# Exercise objective
Your task is to write out only the lines running from the line with "Generate a web" to the line with "30, 35, 40];", both ends kept, with no images.

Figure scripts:

================================

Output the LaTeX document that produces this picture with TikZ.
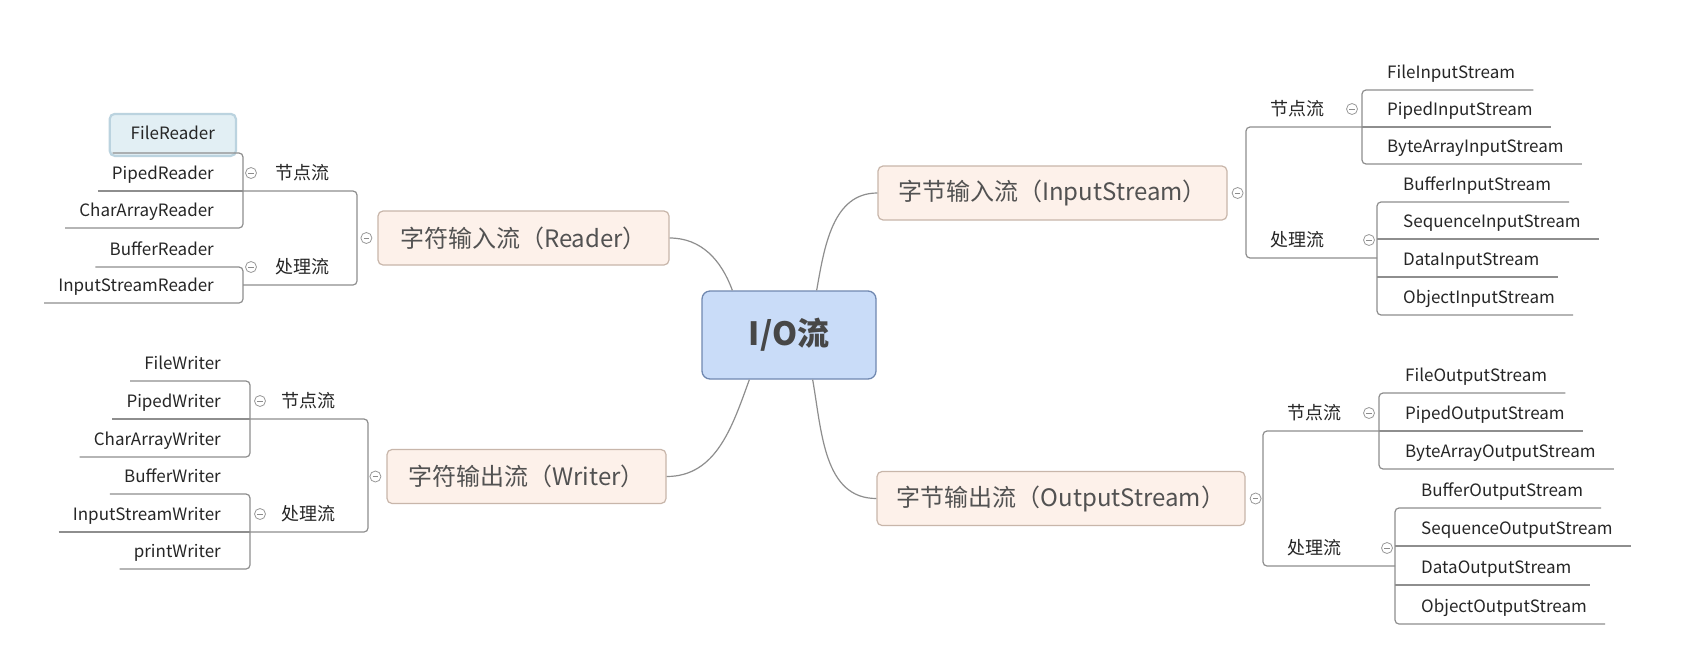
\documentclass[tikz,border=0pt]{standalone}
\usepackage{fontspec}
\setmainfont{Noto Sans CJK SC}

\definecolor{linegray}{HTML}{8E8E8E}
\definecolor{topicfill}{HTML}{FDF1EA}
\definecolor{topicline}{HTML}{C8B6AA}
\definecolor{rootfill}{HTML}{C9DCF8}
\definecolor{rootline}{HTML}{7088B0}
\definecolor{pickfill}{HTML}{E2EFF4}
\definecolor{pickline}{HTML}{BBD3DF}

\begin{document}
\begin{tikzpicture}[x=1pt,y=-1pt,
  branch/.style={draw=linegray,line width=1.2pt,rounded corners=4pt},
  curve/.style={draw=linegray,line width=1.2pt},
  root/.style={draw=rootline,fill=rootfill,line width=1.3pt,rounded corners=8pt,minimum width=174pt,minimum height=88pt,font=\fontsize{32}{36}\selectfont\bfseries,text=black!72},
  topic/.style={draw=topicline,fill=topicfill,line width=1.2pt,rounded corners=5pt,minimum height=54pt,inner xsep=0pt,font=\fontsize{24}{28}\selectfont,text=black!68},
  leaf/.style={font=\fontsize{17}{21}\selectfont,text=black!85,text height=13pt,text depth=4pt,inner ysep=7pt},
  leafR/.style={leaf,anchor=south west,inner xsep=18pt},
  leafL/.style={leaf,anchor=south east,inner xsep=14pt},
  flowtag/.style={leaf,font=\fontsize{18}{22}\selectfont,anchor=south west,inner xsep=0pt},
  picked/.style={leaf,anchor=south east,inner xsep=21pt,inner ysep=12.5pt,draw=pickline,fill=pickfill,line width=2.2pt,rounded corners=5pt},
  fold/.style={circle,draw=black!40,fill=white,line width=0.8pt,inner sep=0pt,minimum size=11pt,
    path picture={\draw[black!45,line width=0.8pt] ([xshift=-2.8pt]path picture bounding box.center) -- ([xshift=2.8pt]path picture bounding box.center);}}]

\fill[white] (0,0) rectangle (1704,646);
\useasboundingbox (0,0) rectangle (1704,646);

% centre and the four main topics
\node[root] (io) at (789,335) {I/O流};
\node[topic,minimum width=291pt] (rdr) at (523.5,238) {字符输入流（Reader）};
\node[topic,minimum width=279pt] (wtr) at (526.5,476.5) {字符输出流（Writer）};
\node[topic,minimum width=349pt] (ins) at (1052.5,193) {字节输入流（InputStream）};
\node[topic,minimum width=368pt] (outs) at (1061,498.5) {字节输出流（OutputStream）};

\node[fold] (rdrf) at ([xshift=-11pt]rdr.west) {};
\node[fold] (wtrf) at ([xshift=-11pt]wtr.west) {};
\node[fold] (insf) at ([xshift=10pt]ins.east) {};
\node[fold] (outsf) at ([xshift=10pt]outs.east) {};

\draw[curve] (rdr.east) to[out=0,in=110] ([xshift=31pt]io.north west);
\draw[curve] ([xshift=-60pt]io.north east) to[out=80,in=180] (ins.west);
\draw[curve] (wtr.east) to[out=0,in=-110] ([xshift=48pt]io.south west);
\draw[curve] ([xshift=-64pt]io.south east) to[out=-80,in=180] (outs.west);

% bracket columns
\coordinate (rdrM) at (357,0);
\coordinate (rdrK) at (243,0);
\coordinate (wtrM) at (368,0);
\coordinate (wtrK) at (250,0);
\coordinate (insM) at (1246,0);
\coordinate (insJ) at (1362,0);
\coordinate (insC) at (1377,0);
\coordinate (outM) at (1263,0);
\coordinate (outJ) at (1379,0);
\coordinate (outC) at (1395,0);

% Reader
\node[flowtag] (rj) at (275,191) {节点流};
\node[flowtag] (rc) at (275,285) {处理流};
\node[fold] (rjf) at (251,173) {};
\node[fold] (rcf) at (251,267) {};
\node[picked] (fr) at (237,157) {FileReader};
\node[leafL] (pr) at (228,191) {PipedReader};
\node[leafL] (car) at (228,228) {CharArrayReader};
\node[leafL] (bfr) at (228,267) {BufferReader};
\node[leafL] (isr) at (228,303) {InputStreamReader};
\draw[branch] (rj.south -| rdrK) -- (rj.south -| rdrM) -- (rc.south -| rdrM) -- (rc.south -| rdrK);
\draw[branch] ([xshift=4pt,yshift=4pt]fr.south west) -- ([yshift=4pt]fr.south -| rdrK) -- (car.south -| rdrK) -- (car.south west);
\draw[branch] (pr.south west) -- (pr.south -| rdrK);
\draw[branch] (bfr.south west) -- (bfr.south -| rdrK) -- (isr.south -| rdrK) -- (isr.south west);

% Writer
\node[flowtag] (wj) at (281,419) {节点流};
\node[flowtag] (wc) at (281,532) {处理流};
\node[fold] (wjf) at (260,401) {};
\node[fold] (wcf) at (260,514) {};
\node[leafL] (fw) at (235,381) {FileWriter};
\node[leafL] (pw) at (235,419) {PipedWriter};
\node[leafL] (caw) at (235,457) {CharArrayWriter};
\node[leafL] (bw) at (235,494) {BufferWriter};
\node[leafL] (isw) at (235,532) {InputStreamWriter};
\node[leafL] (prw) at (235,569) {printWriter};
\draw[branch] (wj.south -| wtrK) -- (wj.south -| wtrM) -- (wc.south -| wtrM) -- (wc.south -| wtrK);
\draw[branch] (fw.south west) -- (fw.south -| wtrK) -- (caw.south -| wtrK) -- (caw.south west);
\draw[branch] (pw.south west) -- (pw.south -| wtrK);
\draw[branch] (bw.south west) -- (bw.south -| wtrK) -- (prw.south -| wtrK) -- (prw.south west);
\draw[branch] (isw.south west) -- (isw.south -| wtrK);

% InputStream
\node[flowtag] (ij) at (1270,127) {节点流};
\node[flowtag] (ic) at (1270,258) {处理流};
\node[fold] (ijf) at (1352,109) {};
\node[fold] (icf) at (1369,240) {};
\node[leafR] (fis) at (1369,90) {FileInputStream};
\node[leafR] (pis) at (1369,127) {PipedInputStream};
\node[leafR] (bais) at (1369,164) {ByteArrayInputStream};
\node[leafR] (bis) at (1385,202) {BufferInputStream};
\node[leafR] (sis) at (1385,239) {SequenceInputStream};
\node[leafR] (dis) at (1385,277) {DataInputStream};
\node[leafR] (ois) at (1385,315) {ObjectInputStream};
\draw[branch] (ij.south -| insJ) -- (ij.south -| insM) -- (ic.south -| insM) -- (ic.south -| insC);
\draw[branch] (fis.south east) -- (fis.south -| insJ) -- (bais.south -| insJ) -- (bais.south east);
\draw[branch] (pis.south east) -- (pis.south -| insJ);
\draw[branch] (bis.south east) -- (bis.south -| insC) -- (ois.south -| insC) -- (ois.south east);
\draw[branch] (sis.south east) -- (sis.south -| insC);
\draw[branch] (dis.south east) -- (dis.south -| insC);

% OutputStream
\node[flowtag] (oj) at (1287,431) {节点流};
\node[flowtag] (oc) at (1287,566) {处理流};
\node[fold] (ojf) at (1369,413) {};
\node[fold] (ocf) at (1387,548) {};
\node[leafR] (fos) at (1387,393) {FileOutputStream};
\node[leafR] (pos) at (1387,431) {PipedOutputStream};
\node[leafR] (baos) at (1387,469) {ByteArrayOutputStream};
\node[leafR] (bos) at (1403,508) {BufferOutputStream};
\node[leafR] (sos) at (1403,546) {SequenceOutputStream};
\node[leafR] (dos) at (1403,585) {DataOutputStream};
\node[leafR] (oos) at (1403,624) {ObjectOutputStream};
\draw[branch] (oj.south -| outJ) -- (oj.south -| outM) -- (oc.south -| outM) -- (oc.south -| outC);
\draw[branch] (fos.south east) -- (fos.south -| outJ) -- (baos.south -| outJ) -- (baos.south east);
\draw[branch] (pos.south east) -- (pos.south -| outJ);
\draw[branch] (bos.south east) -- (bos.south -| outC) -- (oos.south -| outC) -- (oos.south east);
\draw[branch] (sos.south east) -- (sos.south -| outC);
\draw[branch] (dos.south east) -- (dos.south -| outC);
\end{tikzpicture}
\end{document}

================================

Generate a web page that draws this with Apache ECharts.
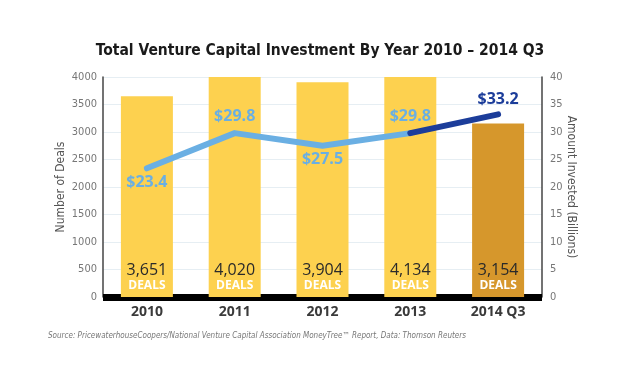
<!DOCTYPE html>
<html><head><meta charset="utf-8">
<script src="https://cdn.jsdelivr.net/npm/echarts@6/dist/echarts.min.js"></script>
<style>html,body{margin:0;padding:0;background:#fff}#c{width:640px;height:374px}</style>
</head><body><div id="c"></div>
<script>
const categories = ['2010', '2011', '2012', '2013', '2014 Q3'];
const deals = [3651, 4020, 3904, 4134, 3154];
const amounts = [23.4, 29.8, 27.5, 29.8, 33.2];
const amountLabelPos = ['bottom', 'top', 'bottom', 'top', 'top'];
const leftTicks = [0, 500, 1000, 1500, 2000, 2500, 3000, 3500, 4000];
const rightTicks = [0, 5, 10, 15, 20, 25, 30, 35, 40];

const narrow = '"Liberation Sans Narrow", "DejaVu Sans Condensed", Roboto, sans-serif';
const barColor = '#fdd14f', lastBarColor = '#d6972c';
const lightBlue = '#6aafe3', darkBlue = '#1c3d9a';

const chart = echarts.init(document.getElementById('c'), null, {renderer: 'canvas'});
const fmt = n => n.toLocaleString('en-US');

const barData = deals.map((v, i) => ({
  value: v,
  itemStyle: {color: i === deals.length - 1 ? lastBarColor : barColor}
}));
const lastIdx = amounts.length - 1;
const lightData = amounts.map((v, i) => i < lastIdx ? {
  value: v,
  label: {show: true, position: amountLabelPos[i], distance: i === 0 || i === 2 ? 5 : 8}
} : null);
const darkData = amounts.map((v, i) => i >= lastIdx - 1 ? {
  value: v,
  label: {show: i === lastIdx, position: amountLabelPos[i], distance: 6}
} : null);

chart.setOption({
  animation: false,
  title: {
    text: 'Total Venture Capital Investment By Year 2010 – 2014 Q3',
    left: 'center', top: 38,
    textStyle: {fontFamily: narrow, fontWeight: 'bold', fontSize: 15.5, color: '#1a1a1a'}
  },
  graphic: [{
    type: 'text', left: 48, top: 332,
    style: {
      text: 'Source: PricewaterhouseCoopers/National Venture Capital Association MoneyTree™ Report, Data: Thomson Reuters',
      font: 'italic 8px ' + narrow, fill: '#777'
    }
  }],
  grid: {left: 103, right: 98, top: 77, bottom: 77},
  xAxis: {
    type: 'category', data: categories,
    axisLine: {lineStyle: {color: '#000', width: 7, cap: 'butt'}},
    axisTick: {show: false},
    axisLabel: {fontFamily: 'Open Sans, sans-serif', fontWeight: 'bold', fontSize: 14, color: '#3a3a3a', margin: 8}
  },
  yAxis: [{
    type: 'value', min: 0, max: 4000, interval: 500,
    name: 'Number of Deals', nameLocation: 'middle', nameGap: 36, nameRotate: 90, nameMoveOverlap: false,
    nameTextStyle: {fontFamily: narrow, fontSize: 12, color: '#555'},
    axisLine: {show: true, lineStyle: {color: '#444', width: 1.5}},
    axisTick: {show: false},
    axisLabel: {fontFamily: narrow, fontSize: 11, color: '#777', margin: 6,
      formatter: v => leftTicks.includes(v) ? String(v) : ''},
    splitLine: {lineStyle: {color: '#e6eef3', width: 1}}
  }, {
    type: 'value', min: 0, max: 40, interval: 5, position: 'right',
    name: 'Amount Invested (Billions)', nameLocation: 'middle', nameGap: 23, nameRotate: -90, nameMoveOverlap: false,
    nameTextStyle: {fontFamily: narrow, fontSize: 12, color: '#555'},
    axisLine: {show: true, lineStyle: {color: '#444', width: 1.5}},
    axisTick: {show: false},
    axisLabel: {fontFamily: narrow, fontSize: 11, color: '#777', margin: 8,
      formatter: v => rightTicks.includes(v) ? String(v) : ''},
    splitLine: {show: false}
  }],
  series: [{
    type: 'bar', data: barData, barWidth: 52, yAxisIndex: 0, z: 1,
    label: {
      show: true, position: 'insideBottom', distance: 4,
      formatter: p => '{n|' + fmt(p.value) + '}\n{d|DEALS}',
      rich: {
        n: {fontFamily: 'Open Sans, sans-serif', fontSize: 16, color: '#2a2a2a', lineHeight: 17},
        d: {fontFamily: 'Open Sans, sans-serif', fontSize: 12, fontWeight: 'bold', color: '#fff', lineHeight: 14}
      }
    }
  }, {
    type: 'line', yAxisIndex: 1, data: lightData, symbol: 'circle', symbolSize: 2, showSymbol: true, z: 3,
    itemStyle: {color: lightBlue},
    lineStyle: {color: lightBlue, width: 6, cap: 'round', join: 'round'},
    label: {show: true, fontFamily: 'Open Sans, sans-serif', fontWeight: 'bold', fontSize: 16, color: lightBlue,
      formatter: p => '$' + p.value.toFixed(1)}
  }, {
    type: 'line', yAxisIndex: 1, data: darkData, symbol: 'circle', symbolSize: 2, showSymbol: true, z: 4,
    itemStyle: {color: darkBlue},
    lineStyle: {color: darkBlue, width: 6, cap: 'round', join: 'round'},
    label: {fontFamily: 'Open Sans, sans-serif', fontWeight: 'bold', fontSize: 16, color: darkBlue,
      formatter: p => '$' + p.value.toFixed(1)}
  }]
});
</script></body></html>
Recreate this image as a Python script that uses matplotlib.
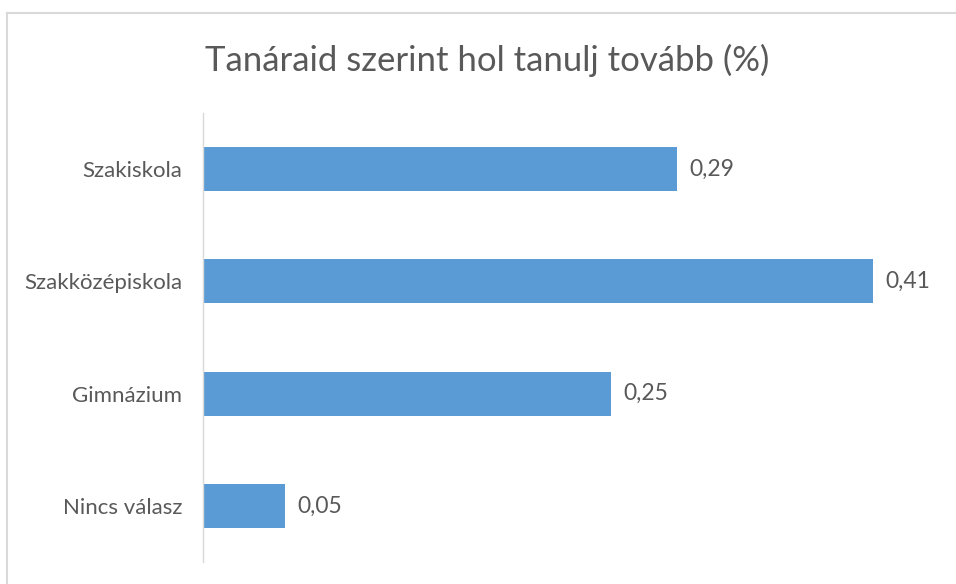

================================

# Expected output
Generate a web page that draws this with Apache ECharts.
<!DOCTYPE html>
<html><head><meta charset="utf-8">
<script src="https://cdn.jsdelivr.net/npm/echarts@6/dist/echarts.min.js"></script>
<style>html,body{margin:0;padding:0;background:#fff}#c{width:640px;height:374px}</style>
</head><body><div id="c"></div>
<script>
const categories = ['2010', '2011', '2012', '2013', '2014 Q3'];
const deals = [3651, 4020, 3904, 4134, 3154];
const amounts = [23.4, 29.8, 27.5, 29.8, 33.2];
const amountLabelPos = ['bottom', 'top', 'bottom', 'top', 'top'];
const leftTicks = [0, 500, 1000, 1500, 2000, 2500, 3000, 3500, 4000];
const rightTicks = [0, 5, 10, 15, 20, 25, 30, 35, 40];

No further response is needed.